Worship leaders, do you follow a liturgy in your church’s tradition? If you don’t, let me ask you to consider this:
Discover for yourself, if only for creative planning purposes, a personal liturgy. How can something that is pre-planned and laid out like a liturgy help you with creativity?
How many times have you found yourself dry with ideas? You’ve thought and prayed and done all you can to come up with something new and exciting only to fall short. How can that be? There’s so much about God Almighty, so many deeds and attributes, how could you run short of something to say about Him? I don’t know, but it happens.
With a liturgy, you can ensure you are “covering all the bases.” As some others in our worship blogging community have shared lately, there are some topics and issues we sometimes avoid in our corporate worship. Have you covered the wrath of God this year as you planned? Did you draw your congregations attention to topics such as justice in addition to grace and mercy? Did you cover silence? Are there any songs about fasting?
Maybe you’re not ever going to consider introducing a full-blown liturgy to your local congregation, and that’s fine. Introduce one into your own personal planning and devotional times. Last year I bought a very nice four volume set of the Catholic “Liturgy of the Hours” for cheap at the used book store, and I’ve found the weekly Scripture readings and prayers both illuminating and challenging.
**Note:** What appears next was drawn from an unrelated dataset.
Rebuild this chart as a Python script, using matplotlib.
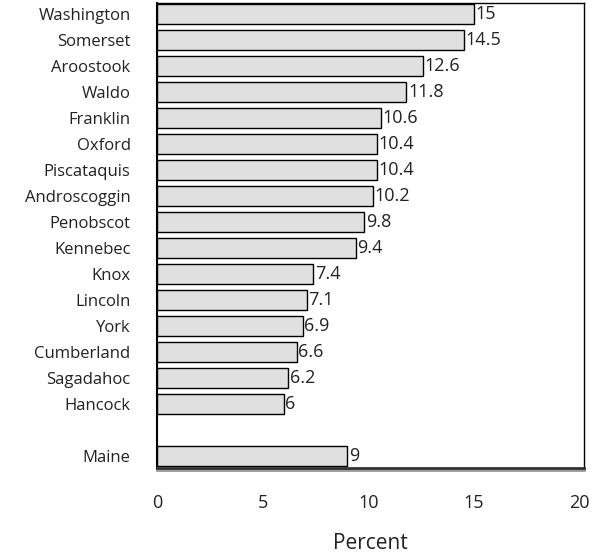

Very often my mind and heart were taken in a completely different direction as I meditated on the Word of God in a way I might not have before.
When looking over hymns, I often peruse a selection of hymnals from other denominations, especially some who have liturgies. I will probably never introduce the vast majority of these songs to my congregation, but I’ve found value in personal worship times by expressing my faith in a new way. This in turn has led me down paths of creativity in planning musical worship for my home congregation.
Don’t limit yourself to only what’s going on (and has gone before) in your own tradition. Look around and see what others are doing. Find what is of worth for the worship and exaltation of our Creator. Discover for yourself what has been done in the last 2000+ years of worship and renew what you find, placing it into a modern framework to lead your people into a deeper and wider relationship with their Savior.
If nothing else, you will find yourself challenged by what you find.
Don’t have the slightest clue where to start, I suggest reading Jubilate II by Donald P. Hustad. Also, visit Hymnsite.com’s Lectionary.